Öte yandan yayımlanan resimli kılavuzun tıpkı bir yazbozun parçalarını tamamlamak gibi hazırlandığını vurgulayan Lüman, eserin hayata geçiriliş aşamasında karşılaşan ilginç bulguyu şu şekilde ifade etti:

Önceden bizim mırzalarımız vardı. Yani hanlardan sonra gelen; toprak sahibi, refah seviyesi yüksek insanlar: Karaçay, Şirin, Ergün sülaleleri… Onların giydiği dış kıyafetlerin (urbaların) kolları arkaya doğrudur. Aynı urba Polonya’nın zenginlerinde de görülür. Ve şimdi belli oluyor ki, onlar o kıyafeti Kırım’dan aynı Osmanlı memleketinden aldı. Hatta böyle bir hikâye var: Bir Polonya elçisi Vatikan’a gitmiş. Elçiyi gören Papa sormuş: ‘Sen Tatar mısın?’. Yani o zamanlar Avrupa’da öyle bir giyim şekli yoktu. Şimdi o kıyafete ‘Kontuş’ deniliyor. Ukrayna’da ise ‘Kuntuş’… Aynı şekilde Ukrayna’da şalvarlar var. Ukraynalılar bana soruyorlar ‘Şalvar bize nasıl geldi?’ diye. Ben diyorum, siz düşününüz

KILAVUZDA DAHA ÖNCE ÇİZİLMEYEN GELENEKSEL KIYAFETLER VAR

Öte yandan hazırlanan resimli kılavuzda bu zamana kadar resmedilmemiş bir çorap bağlama şeklinin de var olduğunu belirten Lüman, “Daha önce bir yerde resmini görmedik. Var ama nasıl bağlanıyor? Aşağıda mı, dizlerin üzerinde mi? El yazmalarında yazıyor: ‘Dizlerinin üstünde çorap üstüne sokma şıtan, şıtan’ın içine çorap giyerler. Ve bu çorap bağını da üstüne bağlayıp giyerler.’ Ama çizimi hiçbir yerde yok. Nasıl çizeceğiz? Ama ben ressam olarak onu kolayca gerçeğine uygun olarak tasvir ettim.” dedi.

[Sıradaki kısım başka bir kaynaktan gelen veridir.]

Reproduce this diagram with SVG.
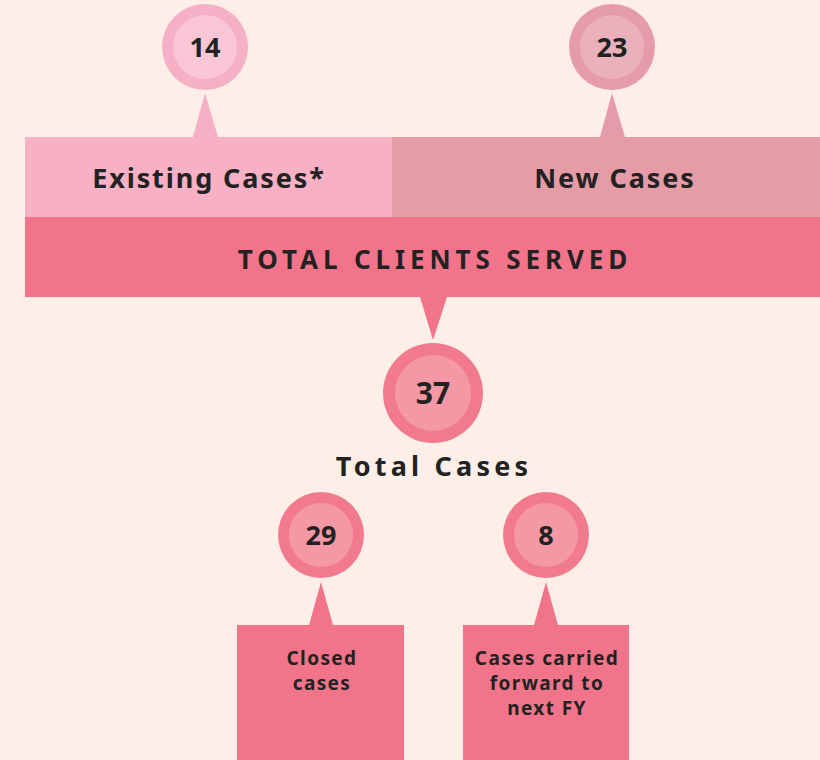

KIRIM TATAR KIYAFETLERİNİN GÜNCEL SORUNLARI

Bununla birlikte Lüman Kırım’da ya da Kırım Tatar diasporalarında giyilen millî kıyafetlerin, asimilasyona uğramış olan kıyafetler olduğu belirtti. Lüman, “Şimdi Kırım Tatar millî kıyafetlerini sahnelerde veya bayramlarda görebiliyoruz. Ama hakikî bir tarzda kostüm yaratmak için yeterli bilgi yok. Ayrıca incelemelerimize göre, 18. asrın sonunda asimilasyonun başladığını anladık. Ve onun doruk noktası 20. asrın 80’li senelerinde oldu. Sovyetlerin propagandası için bir çizgi vardı; ressamlar kıyafetleri kendi kafalarına göre resmettiler. Böyle çok güzel olsun, çok parlak olsun. Mesela bizim elbiselerin aşağısında nakış olmaz. Anterin (gömleğin üzerine giyilen bel kısmı açık cübbe) uzun örnekli bir kumaşı vardı o kadar. Ve onlar etrafı şertli (şeritli) süslenen kostümlerdi. Ama Sovyetler Birliği devrinde süslemesi daha parlak olsun denildi. Şimdi Sovyetlerden ayrılan Özbekistan, Kazakistan, Gürcistan…Hepsi aynı sorunu yaşıyor.” değerlendirmesini yaparak, Kırım Tatarlarının bu asimilasyon sürecini birçok defa yaşadığını söyledi.

Bununla beraber Kırım Tatarlarının geleneksel kıyafetlerini gelecek nesillere aktarabilmesi için çalışması gerektiğini belirten Lüman, “Bu bir başlangıç, bir adım. Ben ve müellifdeşim bu eseri hazırladığımız için çok memnunuz. Ve biz isteriz ki bu eser, gelecekte bizim neslimize bir kaynak olur ve kostümlerimizle alakalı doğru çalışmalar yapılır.” ifadelerini kullanarak, Romanya ve Türkiye’de bulunan Kırım tatar diasporalarında Türkçe dilinde çalışmalar yapmak istediklerini belirtti.